5) To consider whether there was evidence of sex discrimination in the starting salaries offered to men and women, the beginning salaries for all 32 male and all 61 female skilled, entry-level clerical employees hired by the Harris Trust and Savings Bank between 1969 and 1977 were obtained (BankSalary.mtw).

(a) Produce a graphical summary to compare the two salary distributions and comment on what these reveal.

(b) In this context, what are the type I and type II errors?  Which do you consider more serious?

(c) Can the difference in the average starting salaries for males and females be reasonably attributed to random chance? (Hint: Conduct a test of significance.)

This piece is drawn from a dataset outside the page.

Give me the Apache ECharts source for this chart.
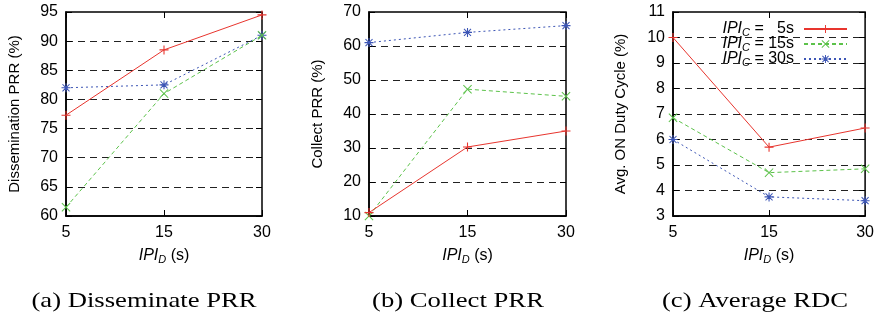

(d) Comment on the technical conditions for the procedure used in (c).

(e) Remove the male with the highest salary and repeat the analysis in (c).  Do your conclusions change?

(f) Sometimes when we have skewed data, the inference procedure can instead be applied to transformed data.  The most useful transformation is the log transformation, particularly applicable to positively skewed data.  Take the natural log of each group (let c3=loge(c1)).  Would a two-sample t-test be appropriate for these transformed data?

(g) Carry out the two-sample t-test on the transformed data.  Do your conclusions about the statistical significance of the difference between the two groups change?

(h) Does this study provide evidence of gender discrimination?  (Hint: Even if you have eliminated random chance as an explanation, does this study establish a cause-and-effect relationship? If not, suggest another explanation for the tendency for higher salaries among the males.)